Pour Suzanne Zahredine, en hommage amical

   De quelque jumelle que l’on regarde le monde occidental, nous observons un net recul des idéologies naguère mobilisatrices d’énergies, une sécularisation galopante, une laïcisation de nos sociétés, une forme d’individualisme relativiste. Cette profonde mutation récente due aux progrès fulgurants de la science, a d’autre part fait passer la raison de la soumission au réel à la responsabilité solidaire de son histoire.
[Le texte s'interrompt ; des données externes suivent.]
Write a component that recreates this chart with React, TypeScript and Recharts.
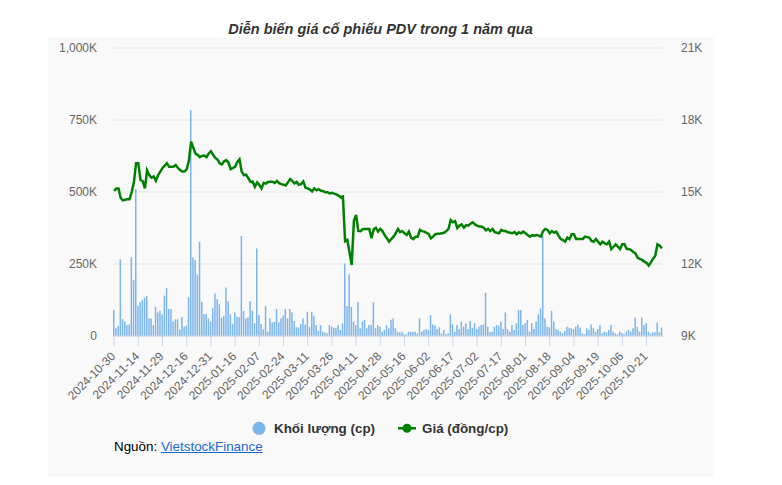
import { ComposedChart, Bar, Line, XAxis, YAxis, CartesianGrid } from "recharts";

// Trading days (HOSE calendar, holidays already removed), by month.
const MONTH_DAYS: Array<[string, number[]]> = [
  ["2024-10", [30, 31]],
  ["2024-11", [1, 4, 5, 6, 7, 8, 11, 12, 13, 14, 15, 18, 19, 20, 21, 22, 25, 26, 27, 28, 29]],
  ["2024-12", [2, 3, 4, 5, 6, 9, 10, 11, 12, 13, 16, 17, 18, 19, 20, 23, 24, 25, 26, 27, 30, 31]],
  ["2025-01", [2, 3, 6, 7, 8, 9, 10, 13, 14, 15, 16, 17, 20, 21, 22, 23, 24]],
  ["2025-02", [3, 4, 5, 6, 7, 10, 11, 12, 13, 14, 17, 18, 19, 20, 21, 24, 25, 26, 27, 28]],
  ["2025-03", [3, 4, 5, 6, 7, 10, 11, 12, 13, 14, 17, 18, 19, 20, 21, 24, 25, 26, 27, 28, 31]],
  ["2025-04", [1, 2, 3, 4, 8, 9, 10, 11, 14, 15, 16, 17, 18, 21, 22, 23, 24, 25, 28, 29]],
  ["2025-05", [5, 6, 7, 8, 9, 12, 13, 14, 15, 16, 19, 20, 21, 22, 23, 26, 27, 28, 29, 30]],
  ["2025-06", [2, 3, 4, 5, 6, 9, 10, 11, 12, 13, 16, 17, 18, 19, 20, 23, 24, 25, 26, 27, 30]],
  ["2025-07", [1, 2, 3, 4, 7, 8, 9, 10, 11, 14, 15, 16, 17, 18, 21, 22, 23, 24, 25, 28, 29, 30, 31]],
  ["2025-08", [1, 4, 5, 6, 7, 8, 11, 12, 13, 14, 15, 18, 19, 20, 21, 22, 25, 26, 27, 28, 29]],
  ["2025-09", [3, 4, 5, 8, 9, 10, 11, 12, 15, 16, 17, 18, 19, 22, 23, 24, 25, 26, 29, 30]],
  ["2025-10", [1, 2, 3, 6, 7, 8, 9, 10, 13, 14, 15, 16, 17, 20, 21, 22, 23, 24, 27, 28, 29, 30]],
];

// Khối lượng, nghìn cp
const VOLUME_K = [
  90, 27, 36, 266, 58, 50, 38, 40, 274, 194,
  510, 104, 117, 125, 133, 139, 61, 61, 38, 102,
  82, 88, 75, 140, 167, 94, 94, 50, 58, 58,
  23, 66, 32, 36, 134, 785, 273, 264, 214, 327,
  119, 76, 76, 61, 50, 96, 148, 128, 110, 64,
  70, 168, 121, 75, 42, 82, 67, 66, 347, 87,
  61, 64, 121, 88, 44, 304, 73, 42, 24, 104,
  15, 61, 47, 50, 94, 47, 61, 70, 94, 61,
  94, 82, 52, 31, 30, 42, 61, 40, 84, 32,
  84, 70, 38, 18, 38, 15, 12, 9, 38, 32,
  29, 29, 38, 21, 44, 252, 104, 214, 101, 50,
  38, 119, 27, 50, 56, 27, 38, 38, 117, 27,
  38, 32, 15, 21, 38, 27, 56, 61, 27, 15,
  12, 15, 6, 6, 15, 15, 13, 15, 9, 61,
  15, 21, 24, 21, 73, 40, 36, 24, 30, 9,
  21, 6, 9, 75, 40, 15, 38, 24, 50, 32,
  44, 24, 52, 29, 44, 24, 32, 38, 40, 150,
  32, 13, 15, 32, 38, 36, 50, 24, 82, 24,
  15, 38, 21, 44, 90, 90, 38, 44, 56, 15,
  44, 24, 50, 75, 96, 347, 61, 32, 30, 87,
  50, 24, 21, 15, 9, 17, 32, 29, 27, 24,
  32, 40, 29, 9, 6, 27, 21, 40, 27, 15,
  24, 38, 9, 15, 13, 21, 38, 15, 9, 6,
  15, 10, 6, 15, 21, 15, 27, 64, 32, 15,
  64, 38, 44, 15, 9, 13, 13, 47, 13, 29,
];

// Giá, nghìn đồng/cp
const PRICE_K = [
  15.05, 15.15, 15.15, 14.75, 14.65, 14.68, 14.7, 14.7, 15.0, 15.4,
  16.2, 16.2, 15.5, 15.45, 15.15, 15.9, 15.7, 15.6, 15.65, 15.47,
  15.7, 15.85, 16.0, 16.1, 16.2, 16.05, 16.05, 16.05, 16.12, 16.0,
  15.92, 15.85, 15.85, 15.95, 16.3, 17.1, 16.85, 16.6, 16.55, 16.45,
  16.5, 16.52, 16.45, 16.6, 16.7, 16.55, 16.42, 16.35, 16.2, 16.15,
  16.28, 16.33, 16.22, 15.95, 16.0, 16.05, 16.25, 16.36, 15.85, 15.7,
  15.72, 15.58, 15.42, 15.43, 15.22, 15.4, 15.3, 15.15, 15.38, 15.35,
  15.42, 15.43, 15.43, 15.38, 15.46, 15.37, 15.33, 15.3, 15.27, 15.4,
  15.54, 15.46, 15.36, 15.42, 15.3, 15.33, 15.44, 15.18, 15.15, 15.1,
  15.02, 15.15, 15.07, 15.12, 15.05, 15.04, 14.99, 14.99, 14.94, 14.97,
  14.93, 14.9, 14.85, 14.78, 14.81, 12.95, 13.0, 12.5, 11.96, 13.8,
  14.04, 13.38, 13.37, 13.45, 13.46, 13.46, 13.46, 13.07, 13.45, 13.51,
  13.35, 13.46, 13.37, 13.2, 13.07, 12.93, 13.04, 13.14, 13.28, 13.46,
  13.33, 13.37, 13.28, 13.21, 13.35, 13.1, 13.04, 13.14, 13.14, 13.42,
  13.37, 13.35, 13.3, 13.24, 13.07, 13.14, 13.24, 13.26, 13.26, 13.28,
  13.3, 13.37, 13.46, 13.83, 13.74, 13.79, 13.5, 13.6, 13.65, 13.51,
  13.62, 13.6, 13.68, 13.74, 13.65, 13.6, 13.56, 13.56, 13.51, 13.4,
  13.46, 13.37, 13.46, 13.33, 13.3, 13.28, 13.42, 13.37, 13.37, 13.32,
  13.3, 13.28, 13.33, 13.24, 13.32, 13.28, 13.35, 13.28, 13.21, 13.14,
  13.2, 13.18, 13.21, 13.18, 13.14, 13.37, 13.46, 13.42, 13.28, 13.37,
  13.3, 13.35, 13.18, 13.04, 13.0, 12.93, 13.1, 13.04, 13.24, 13.24,
  13.04, 13.04, 13.04, 13.04, 13.14, 13.12, 13.1, 12.96, 12.93, 13.04,
  12.93, 12.82, 12.93, 12.86, 12.82, 12.93, 12.62, 12.72, 12.82, 12.72,
  12.62, 12.82, 12.82, 12.62, 12.62, 12.58, 12.5, 12.44, 12.26, 12.21,
  12.17, 12.1, 12.05, 11.93, 12.07, 12.22, 12.35, 12.82, 12.76, 12.65,
];

const X_TICKS = [
  "2024-10-30", "2024-11-14", "2024-11-29", "2024-12-16", "2024-12-31",
  "2025-01-16", "2025-02-07", "2025-02-24", "2025-03-11", "2025-03-26",
  "2025-04-11", "2025-04-28", "2025-05-16", "2025-06-02", "2025-06-17",
  "2025-07-02", "2025-07-17", "2025-08-01", "2025-08-18", "2025-09-04",
  "2025-09-19", "2025-10-06", "2025-10-21",
];
const VOLUME_TICKS = [0, 250000, 500000, 750000, 1000000];
const PRICE_TICKS = [9000, 12000, 15000, 18000, 21000];

const dates = MONTH_DAYS.flatMap(([m, days]) =>
  days.map((d) => `${m}-${String(d).padStart(2, "0")}`)
);

const data = dates.map((date, i) => ({
  date,
  volume: VOLUME_K[i] * 1000,
  price: PRICE_K[i] * 1000,
}));

const FONT = "Arial, 'Liberation Sans', Helvetica, sans-serif";
const AXIS_TEXT = { fill: "#666666", fontSize: 12, fontFamily: FONT };

const fmtVolume = (v: number) => (v === 0 ? "0" : `${(v / 1000).toLocaleString("en-US")}K`);
const fmtPrice = (v: number) => `${v / 1000}K`;

function DateTick({ x, y, payload }: any) {
  return (
    <g transform={`translate(${x + 2},${y + 11})`}>
      <text x={0} y={0} textAnchor="end" transform="rotate(-45)" {...AXIS_TEXT}>
        {payload.value}
      </text>
    </g>
  );
}

export default function App() {
  return (
    <div
      style={{
        position: "absolute",
        left: 0,
        top: 0,
        width: 782,
        height: 485,
        background: "#ffffff",
        fontFamily: FONT,
        overflow: "hidden",
      }}
    >
      <div
        style={{
          position: "absolute",
          left: 48,
          top: 37,
          width: 666,
          height: 440,
          background: "#f9f9f9",
        }}
      />
      <div
        style={{
          position: "absolute",
          left: 0,
          top: 21,
          width: 761,
          textAlign: "center",
          fontSize: 14.5,
          fontWeight: 700,
          fontStyle: "italic",
          color: "#333333",
        }}
      >
        Diễn biến giá cổ phiếu PDV trong 1 năm qua
      </div>

      <div style={{ position: "absolute", left: 0, top: 0 }}>
        <ComposedChart
          width={782}
          height={485}
          data={data}
          margin={{ top: 48, right: 59, bottom: 79, left: 53 }}
        >
          <CartesianGrid yAxisId="vol" vertical={false} stroke="#e6e6e6" />
          <XAxis
            dataKey="date"
            ticks={X_TICKS}
            interval={0}
            height={70}
            tick={<DateTick />}
            tickSize={10}
            tickMargin={0}
            stroke="#ccd6eb"
            tickLine={{ stroke: "#ccd6eb" }}
            axisLine={{ stroke: "#ccd6eb" }}
          />
          <YAxis
            yAxisId="vol"
            width={60}
            domain={[0, 1000000]}
            ticks={VOLUME_TICKS}
            tickFormatter={fmtVolume}
            tick={AXIS_TEXT}
            tickLine={false}
            axisLine={false}
            tickSize={0}
            tickMargin={16}
          />
          <YAxis
            yAxisId="price"
            orientation="right"
            width={60}
            domain={[9000, 21000]}
            ticks={PRICE_TICKS}
            tickFormatter={fmtPrice}
            tick={{ ...AXIS_TEXT, textAnchor: "start" }}
            tickLine={false}
            axisLine={false}
            tickSize={0}
            tickMargin={18}
          />
          <Bar
            yAxisId="vol"
            dataKey="volume"
            name="Khối lượng (cp)"
            fill="#7cb5ec"
            barSize={1.5}
            isAnimationActive={false}
          />
          <Line
            yAxisId="price"
            dataKey="price"
            name="Giá (đồng/cp)"
            type="linear"
            stroke="#008000"
            strokeWidth={2.5}
            dot={false}
            isAnimationActive={false}
          />
        </ComposedChart>
      </div>

      {/* legend */}
      <svg
        width={782}
        height={30}
        style={{ position: "absolute", left: 0, top: 414 }}
      >
        <circle cx={259} cy={14.3} r={6.5} fill="#7cb5ec" />
        <text x={274} y={19} fontSize={13.4} fontWeight={700} fill="#333333" fontFamily={FONT}>
          Khối lượng (cp)
        </text>
        <line x1={398} y1={14.3} x2={416} y2={14.3} stroke="#008000" strokeWidth={2.5} />
        <circle cx={407} cy={14.3} r={4.5} fill="#008000" />
        <text x={422} y={19} fontSize={13.4} fontWeight={700} fill="#333333" fontFamily={FONT}>
          Giá (đồng/cp)
        </text>
      </svg>

      <div
        style={{
          position: "absolute",
          left: 114,
          top: 439,
          fontSize: 13.4,
          color: "#000000",
        }}
      >
        Nguồn:{" "}
        <a href="#" style={{ color: "#1a6ad1", textDecoration: "underline" }}>
          VietstockFinance
        </a>
      </div>
    </div>
  );
}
Le paradoxe, c’est que cette prise de conscience collective s’accompagne dans le même temps d’un aveuglement, qui en vient à affirmer des préjugés sans souci de vérification de la vérité. C’est en vertu de ce « vérisme » qui ne doute pas, que se développe le complotisme, le révisionnisme, les fake-news.   
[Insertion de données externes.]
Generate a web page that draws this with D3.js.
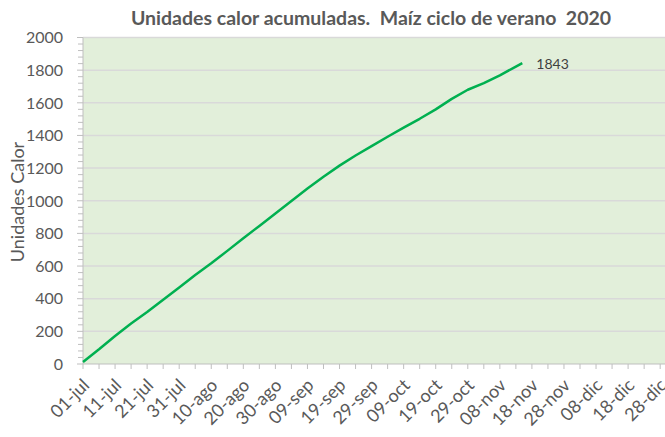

Le risque majeur si on laisse faire, selon moi, est de réduire l’homme au statut d’objet, d’éliminer en conséquence son contenu spirituel et humain, reléguant dans les marges de la société la relation interpersonnelle, le rapport à autrui, et toutes choses qui introduisent d’emblée dans la région du sens.

Il y a, toujours selon moi, urgence pour chacun à se pencher non pas sur l’éthique dans sa nature, mais sur son éthique propre dans son application. Autrement dit : vers quel comportement social je suis porté à adopter ma foi en Jésus-Christ ? Cette question se pose face aux graves défis du présent posés par l’inédit des problèmes. Cette démarche éthique donne le coup d’envoi à mon procès d’humanisation. Qu’ai-je fait de mon frère ?  

La question amorce le concept de responsabilité qui engage la libre assomption par chacun de son action, de sa parole, de son attitude et de ses conséquences. L’humanité de l’autre homme me regarde parce qu’elle est la mienne. La responsabilité donne alors sens à la démarche éthique.

En sa spécificité chrétienne, l’éthique renvoie à une transcendance à laquelle nous donnons un nom que nous tenons de la Révélation. De sorte que notre adhésion à l’Évangile anime notre charité et inspire nos réponses à donner dans le concret des situations inédites. Nous sommes appelés, par la pâque du Christ, à tendre la main à l’autre. Qu’il soit Crésus ou bien Job, malade ou soignant, la charité engage la responsabilité de chacun pour chacun. Elle est sans frontières et se porte d’abord vers l’urgence. Elle est don de Dieu, à exploiter, elle vise l’autre pour lui-même et se rapporte à cet autre au lieu de se rapporter à soi-même.

On aura compris mon invitation à réfléchir, en chrétien, à la permanence de la question éthique, réveillée par la situation sanitaire actuelle vis à vis de laquelle des troupeaux, parfois même des chrétiens, s’en vont suivre tous les Panurge démagogues irréfléchis.